Na prática, é importante que os credores, no momento do ajuizamento da Ação Pauliana, estejam atentos aos requisitos que efetivamente são necessários à obtenção da tutela jurisdicional, sob pena de criarem para si critérios desnecessários ou inexistentes, não exigidos pela lei para a caracterização da fraude contra credores. Vê-se, nesse ponto, que a comprovação da scientia fraudis se mostra menos dificultosa ao autor da demanda do que a do consilium (ou do concilium) fraudis, uma vez que o conluio fraudulento ou a intenção de lesar credores, por se tratarem de elementos de natureza eminentemente subjetiva, nem sempre estão absolutamente claros no caso concreto, ou sequer são passíveis de comprovação.

 

[1] RODRIGUES, Silvio. Direito Civil, Volume I: Parte Geral. 34. ed. São Paulo: Saraiva, 2007, p. 228-229.

[2] STJ, AgInt no REsp 1294462/GO, Quarta Turma, Rel.: Ministro Lázaro Guimarães, J. 20.03.2018.

[3] NERY JUNIOR, Nelson; NERY, Rosa Maria de Andrade. Código Civil Comentado 12. ed. São Paulo: RT, 2017, p. 605.

[4] MELLO, Marcos Bernardes de. Teoria do Fato Jurídico: Plano da Validade. 14. ed.
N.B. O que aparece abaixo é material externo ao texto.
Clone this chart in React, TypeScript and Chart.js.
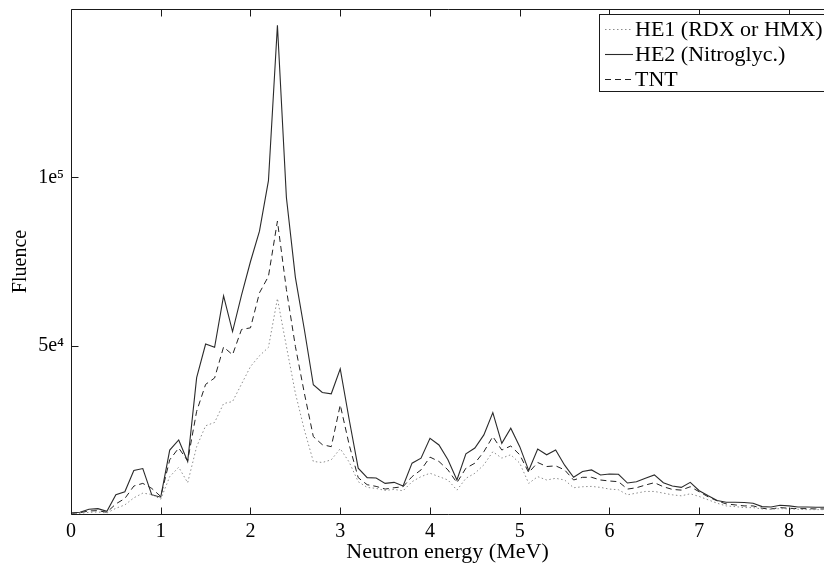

São Paulo: Saraiva, p. 253.

[5] NERY JUNIOR, Nelson; NERY, Rosa Maria de Andrade. Código Civil Comentado. 12. ed. rev., atual. São Paulo: RT, 2017, p. 605.

[6] Enquanto alguns Tribunais entendem que basta a scientia fraudis somada a anterioridade do crédito e a insolvência do devedor para o reconhecimento da fraude contra credores, a saber: (i) TJPR, AC n. 0056984-14.2018.8.16.0014, 17.ª C. Cível, Rel.: Des. Fabian Schweitzer, J. 13.10.2020; e (ii) TJDFT, Acórdão 1245718, AC n. 07024078120198070007, Rel.: Simone Lucindo, 1.ª Turma Cível, J. 29.4.2020, outros Tribunais mantém o entendimento de que é imprescindível a presença do consilium fraudis, a saber: (iii) TJSP, AC n. 1023558-14.2019.8.26.0100; Rel.: Luis Mario Galbetti; 7ª Câmara de Direito Privado; J. 18/08/2021; e (iv) TJRS, AC n. 50011505320168210019, 20.ª C. Cível, Rel.: Glênio José Wasserstein Hekman. J. 11-08-2021.

[7] Nelson Nery Jr. e Rosa Maria de Andrade Nery, nesse sentido, afirmam que como pressuposto necessário à anulação de que trata o CC 159, exige-se a scientia fraudis, isto é, a ciência do estado de insolvência do devedor e de que, consequentemente, o ato fraudador será nocivo aos credores. (NERY JUNIOR, Nelson; NERY, Rosa Maria de Andrade. Código Civil Comentado. 12. ed. São Paulo: RT, 2017, p. 605).

[8] PONTES DE MIRANDA, Francisco Cavalcanti. Tratado de Direito Privado: Validade, Nulidade e Anulabilidade. t. IV. Atualizado por Marcos Bernardes de Mello e Marcos Ehrhardt Jr. São Paulo: RT, 2012, p. 568-569.

[9] STJ, AgInt no REsp 1294462/GO, Quarta Turma, Rel.: Ministro Lázaro Guimarães, J. 20.03.2018.

[10] MEDINA, José Miguel Garcia; ARAÚJO, Fábio Caldas. Código Civil Comentado. 4. ed. São Paulo: RT, 2021, p. 239.

[11] A jurisprudência é constante nesse sentido: (i) STJ, REsp 1100525/RS, Quarta Turma, Rel.: Ministro Luis Felipe Salomão, J. 16.04.2013; (ii) STJ, AgInt no REsp 1.294.462/GO, Quarta Turma, Rel.: Ministro Lázaro Guimarães, J. 20.03.2018; e (iii) STJ, AgInt no AREsp 1401474/SP, Rel.: Ministro Antonio Carlos Ferreira, Quarta Turma, J. 09.09.2019.

[12] Assim: (i) TJMG, AC n. 10384120004393001, 12.ª C. Cível, Rel.: Domingos Coelho, J. 13.03.2017; (ii) TJSP, AC n. 1008724-88.2020.8.26.0320; Rel.: Giffoni Ferreira; 2.ª Câmara de Direito Privado; J. 18.05.2021; e (iii) TJPR, AC n. 00035398220208160185, 5.ª C. Cível, Rel.: Des. Luiz Mateus de Lima, J. 16.08.2021.